Ebooks and traditional publishers


I found this interesting post in my google reader this morning. Why publishers do stupid things with ebooks.

The information in the link Why ebook delays won’t save trade publishing is a good explanation of why traditional publishers think they have to resort to DRM and delayed releases. In short,they think of their customer as the book store and other distributors.

At PaperBox Books we know our customer is the reader, the person who will enjoy the story.

Happy reading!

Perry



DRM – big brother or savvy marketing


Hi, well it’s December and NaNo is over (I won!! yay). I’m having  a little problem engaging in the world where word counts don’t matter so I poked around some postings about e-publishing. I found a request on LinkedIn for a recommendation for the best DRM available.

Yikes, my eyes did the cartoon pop out on springs – boing. DRM is a hotly contested issue these days. I have to say I’m on the side of as little as possible – I hate the fact that Apple tries to control where and how I’ll play the music I bought from them.
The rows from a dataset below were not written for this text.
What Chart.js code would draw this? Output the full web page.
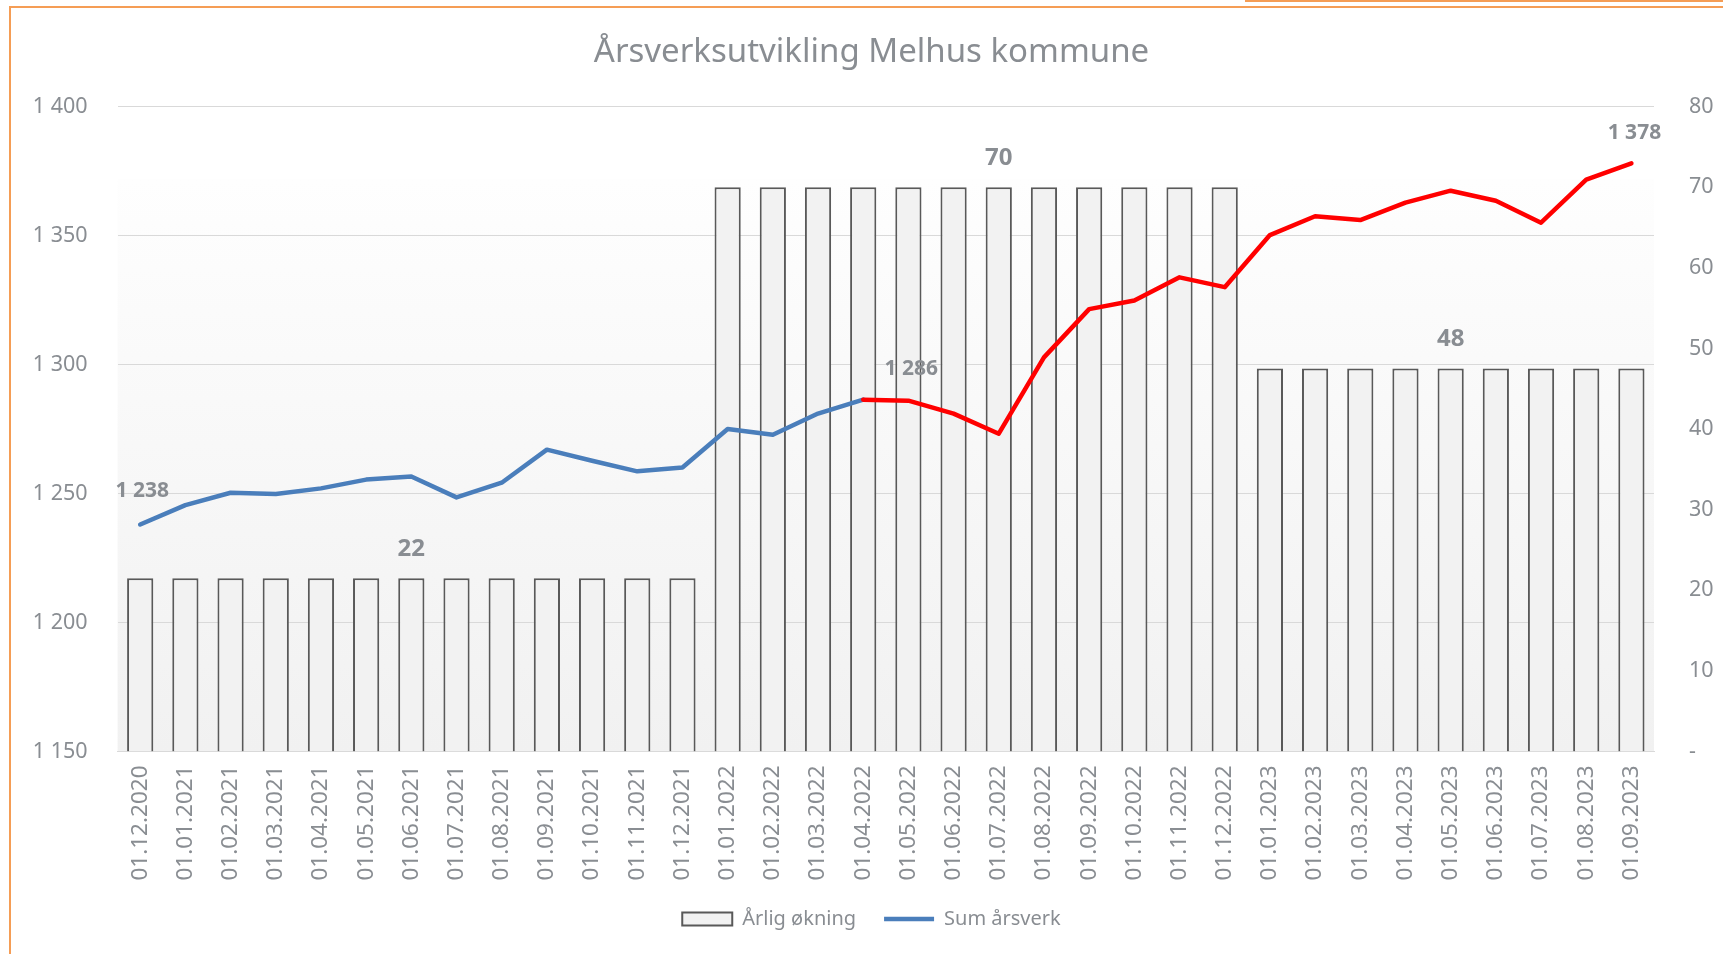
<!DOCTYPE html>
<html>
<head>
<meta charset="utf-8">
<title>Årsverksutvikling Melhus kommune</title>
<script src="https://cdn.jsdelivr.net/npm/chart.js@4.4.1/dist/chart.umd.min.js"></script>
<style>
  html, body { margin: 0; padding: 0; background: #fff; overflow: hidden; }
  #wrap { position: relative; width: 1723px; height: 954px; }
  #frame { position: absolute; left: 9px; top: 6px; right: 0; bottom: 0; border-left: 2px solid #f59d55; border-top: 2px solid #f59d55; pointer-events: none; }
  #frame-top { position: absolute; left: 1245px; top: 0; right: 0; height: 2px; background: #f59d55; pointer-events: none; }
</style>
</head>
<body>
<div id="wrap">
  <canvas id="staffChart"></canvas>
  <div id="frame"></div>
  <div id="frame-top"></div>
</div>
<script>
const months = [
  "01.12.2020", "01.01.2021", "01.02.2021", "01.03.2021", "01.04.2021", "01.05.2021",
  "01.06.2021", "01.07.2021", "01.08.2021", "01.09.2021", "01.10.2021", "01.11.2021",
  "01.12.2021", "01.01.2022", "01.02.2022", "01.03.2022", "01.04.2022", "01.05.2022",
  "01.06.2022", "01.07.2022", "01.08.2022", "01.09.2022", "01.10.2022", "01.11.2022",
  "01.12.2022", "01.01.2023", "01.02.2023", "01.03.2023", "01.04.2023", "01.05.2023",
  "01.06.2023", "01.07.2023", "01.08.2023", "01.09.2023",
];

// Årlig økning (right axis)
const yearlyIncrease = [
  21.5, 21.5, 21.5, 21.5, 21.5, 21.5, 21.5, 21.5, 21.5, 21.5, 21.5, 21.5, 21.5,
  70, 70, 70, 70, 70, 70, 70, 70, 70, 70, 70, 70,
  47.5, 47.5, 47.5, 47.5, 47.5, 47.5, 47.5, 47.5, 47.5,
];

// Sum årsverk (left axis)
const sumStaff = [
  1238, 1245.5, 1250.3, 1249.8, 1252, 1255.4, 1256.6, 1248.5, 1254.2, 1267, 1262.7, 1258.6, 1260.1,
  1275, 1272.8, 1281, 1286.4, 1286, 1281, 1273.2, 1302.8, 1321.5, 1324.8, 1333.8, 1330,
  1350.2, 1357.5, 1356, 1362.8, 1367.4, 1363.5, 1355, 1371.7, 1378,
];

const leftTicks = [1150, 1400, 50];
const rightTicks = [0, 80, 10];

const barLabelIndex = [6, 19, 29];
const lineLabelIndex = [0, 16, 33];
const lineLabelOffset = [[2, -33], [48, -31], [3, -30]];
const redFrom = 16;

const textGray = "#898d92";
const blue = "#4a7ebb";
const red = "#ff0000";

function formatNumber(v) {
  return Math.round(v).toString().replace(/\B(?=(\d{3})+(?!\d))/g, " ");
}

Chart.defaults.font.family = "'Noto Sans', sans-serif";
Chart.defaults.color = textGray;

const plotBackground = {
  id: "plotBackground",
  beforeDraw(chart) {
    const { ctx, chartArea } = chart;
    const top = chart.scales.y1.getPixelForValue(71);
    const grad = ctx.createLinearGradient(0, top, 0, chartArea.bottom);
    grad.addColorStop(0, "#fefefe");
    grad.addColorStop(1, "#f1f1f1");
    ctx.save();
    ctx.fillStyle = grad;
    ctx.fillRect(chartArea.left, top, chartArea.right - chartArea.left, chartArea.bottom - top);
    ctx.restore();
  },
};

const valueLabels = {
  id: "valueLabels",
  afterDatasetsDraw(chart) {
    const ctx = chart.ctx;
    ctx.save();
    ctx.fillStyle = textGray;
    ctx.textAlign = "center";
    ctx.textBaseline = "middle";

    let barMeta = chart.getDatasetMeta(0);
    ctx.font = "bold 24px 'Noto Sans'";
    barLabelIndex.forEach(function (i) {
      let bar = barMeta.data[i];
      ctx.fillText(formatNumber(yearlyIncrease[i]), bar.x, bar.y - 29);
    });

    let lineMeta = chart.getDatasetMeta(1);
    ctx.font = "bold 21px 'Noto Sans'";
    lineLabelIndex.forEach(function (i, k) {
      let pt = lineMeta.data[i];
      ctx.fillText(formatNumber(sumStaff[i]), pt.x + lineLabelOffset[k][0], pt.y + lineLabelOffset[k][1]);
    });
    ctx.restore();
  },
};

const staffChart = new Chart(document.getElementById("staffChart"), {
  type: "bar",
  data: {
    labels: months,
    datasets: [
      {
        type: "bar",
        label: "Årlig økning",
        data: yearlyIncrease,
        yAxisID: "y1",
        backgroundColor: "#f2f2f2",
        borderColor: "#595959",
        borderWidth: 2,
        barPercentage: 0.58,
        categoryPercentage: 1,
        order: 1,
      },
      {
        type: "line",
        label: "Sum årsverk",
        data: sumStaff,
        yAxisID: "y",
        borderColor: blue,
        backgroundColor: blue,
        borderWidth: 4.5,
        pointRadius: 0,
        borderCapStyle: "round",
        borderJoinStyle: "round",
        segment: {
          borderColor: (c) => (c.p0DataIndex >= redFrom ? red : blue),
        },
        order: 0,
      },
    ],
  },
  options: {
    responsive: true,
    maintainAspectRatio: false,
    animation: false,
    layout: { padding: { left: 20, right: 0, top: 0, bottom: 15 } },
    plugins: {
      title: {
        display: true,
        text: "Årsverksutvikling Melhus kommune",
        color: textGray,
        font: { size: 33, weight: "normal" },
        padding: { top: 33, bottom: 34 },
      },
      legend: {
        position: "bottom",
        labels: {
          usePointStyle: true,
          pointStyleWidth: 50,
          boxHeight: 13,
          padding: 28,
          color: textGray,
          font: { size: 20 },
          generateLabels: (chart) =>
            chart.data.datasets.map((ds, i) => ({
              text: ds.label,
              datasetIndex: i,
              fillStyle: ds.backgroundColor,
              strokeStyle: ds.borderColor,
              lineWidth: i === 0 ? 2 : 4.5,
              pointStyle: i === 0 ? "rect" : "line",
              fontColor: textGray,
              hidden: false,
            })),
        },
      },
      tooltip: { enabled: false },
    },
    scales: {
      x: {
        grid: { display: false, drawTicks: false },
        border: { display: true, color: "#d9d9d9" },
        ticks: { minRotation: 90, maxRotation: 90, autoSkip: false, padding: 14, font: { size: 22.5 } },
        afterFit: (scale) => { scale.height = 129.5; },
      },
      y: {
        position: "left",
        min: leftTicks[0],
        max: leftTicks[1],
        ticks: { stepSize: leftTicks[2], padding: 30, font: { size: 21.5 }, callback: (v) => formatNumber(v) },
        grid: { color: "#d9d9d9", drawTicks: false },
        border: { display: false },
        afterFit: (scale) => { scale.width = 97.6; },
      },
      y1: {
        position: "right",
        min: rightTicks[0],
        max: rightTicks[1],
        ticks: { stepSize: rightTicks[2], padding: 35, font: { size: 21.5 }, callback: (v) => (v === 0 ? "-" : v) },
        grid: { display: false, drawTicks: false },
        border: { display: false },
        afterFit: (scale) => { scale.width = 69; },
      },
    },
  },
  plugins: [plotBackground, valueLabels],
});
</script>
</body>
</html>
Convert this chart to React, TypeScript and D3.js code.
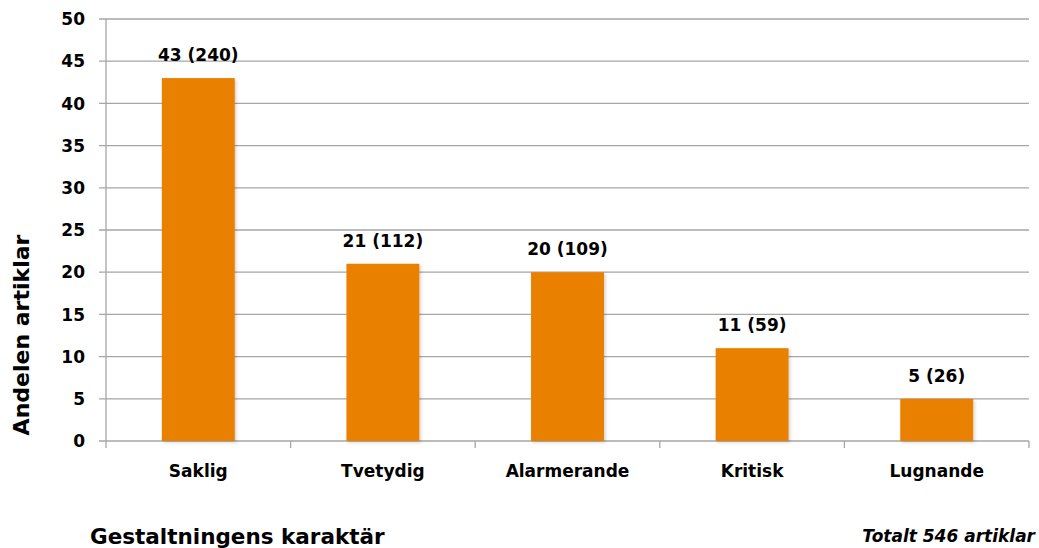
import React from "react";
import * as d3 from "d3";

const categories = ["Saklig", "Tvetydig", "Alarmerande", "Kritisk", "Lugnande"];
const shares = [43, 21, 20, 11, 5];
const counts = [240, 112, 109, 59, 26];
const yTicks = [0, 5, 10, 15, 20, 25, 30, 35, 40, 45, 50];

const W = 1039;
const H = 548;
const m = { top: 19, right: 10, bottom: 107, left: 106 };
const font = "'DejaVu Sans', 'Liberation Sans', sans-serif";
const grid = "#a6a6a6";
const orange = "#ea8006";

export default function App() {
  const x = d3
    .scaleBand()
    .domain(categories)
    .range([m.left, W - m.right])
    .paddingInner(0.605)
    .paddingOuter(0.3025);
  const y = d3.scaleLinear().domain([0, 50]).range([H - m.bottom, m.top]);
  const bottom = y(0);
  const step = x.step();
  const boundaries = d3.range(categories.length + 1).map((i) => m.left + i * step);

  return (
    <div style={{ position: "absolute", left: 0, top: 0 }}>
      <svg width={W} height={H} style={{ display: "block", background: "#fff" }}>
        <defs>
          <filter id="sh" x="-20%" y="-20%" width="140%" height="140%">
            <feDropShadow dx="1.5" dy="1.5" stdDeviation="1.5" floodColor="#000" floodOpacity="0.18" />
          </filter>
        </defs>
        {/* grid + y ticks */}
        {yTicks.map((t) => (
          <g key={t}>
            <line x1={m.left - 7} x2={W - m.right} y1={y(t)} y2={y(t)} stroke={grid} strokeWidth={1.3} />
            <text
              x={m.left - 21}
              y={y(t)}
              dy="0.36em"
              textAnchor="end"
              fontFamily={font}
              fontWeight="bold"
              fontSize={17}
              fill="#000"
            >
              {t}
            </text>
          </g>
        ))}
        <line x1={m.left} x2={m.left} y1={y(50)} y2={bottom} stroke={grid} strokeWidth={1.3} />
        {boundaries.map((b, i) => (
          <line key={i} x1={b} x2={b} y1={bottom} y2={bottom + 7} stroke={grid} strokeWidth={1.3} />
        ))}

        {/* bars */}
        {categories.map((c, i) => (
          <g key={c}>
            <rect
              x={x(c)}
              y={y(shares[i])}
              width={x.bandwidth()}
              height={bottom - y(shares[i])}
              fill={orange}
              filter="url(#sh)"
            />
            <text
              x={(x(c) ?? 0) + x.bandwidth() / 2}
              y={y(shares[i]) - 17}
              textAnchor="middle"
              fontFamily={font}
              fontWeight="bold"
              fontSize={17}
              fill="#000"
            >
              {`${shares[i]} (${counts[i]})`}
            </text>
            <text
              x={(x(c) ?? 0) + x.bandwidth() / 2}
              y={bottom + 36}
              textAnchor="middle"
              fontFamily={font}
              fontWeight="bold"
              fontSize={17}
              fill="#000"
            >
              {c}
            </text>
          </g>
        ))}

        {/* titles */}
        <text
          transform={`translate(29,335) rotate(-90)`}
          textAnchor="middle"
          fontFamily={font}
          fontWeight="bold"
          fontSize={22}
          fill="#000"
        >
          Andelen artiklar
        </text>
        <text x={90} y={544} fontFamily={font} fontWeight="bold" fontSize={21.5} fill="#000">
          Gestaltningens karaktär
        </text>
        <text
          x={1035}
          y={542}
          textAnchor="end"
          fontFamily={font}
          fontWeight="bold"
          fontStyle="italic"
          fontSize={17}
          fill="#000"
        >
          Totalt 546 artiklar
        </text>
      </svg>
    </div>
  );
}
I fall on the side of the argument that thinks of e-books as similar to paper books. If I pay you for it, I should be able to lend it to whoever I want and read it on whatever reader I have.  A paper book gets shared and donated, just because you can put rules around a digital copy doesn’t mean you should.

It came home to me when I looked into downloading a Kindle book from Amazon.com. They use mobi format which I can read on my Blackberry from any other etailer. Surprisingly Amazon.com mobi is only readable on the Kindle or my PC. Hmmm, I don’t get the link between selling books and confining people to a proprietary software.

We’ll see these things change over the next while. I think we’re in the eight track v cassette or VHS v Beta stage of the hardware development and the end result will be common format and competition back to how many books get sold. I don’t know if Kindle will continue to be the reader of choice or not, I’ll just wait a few months before buying a reader.

What are your thoughts on DRM and the future.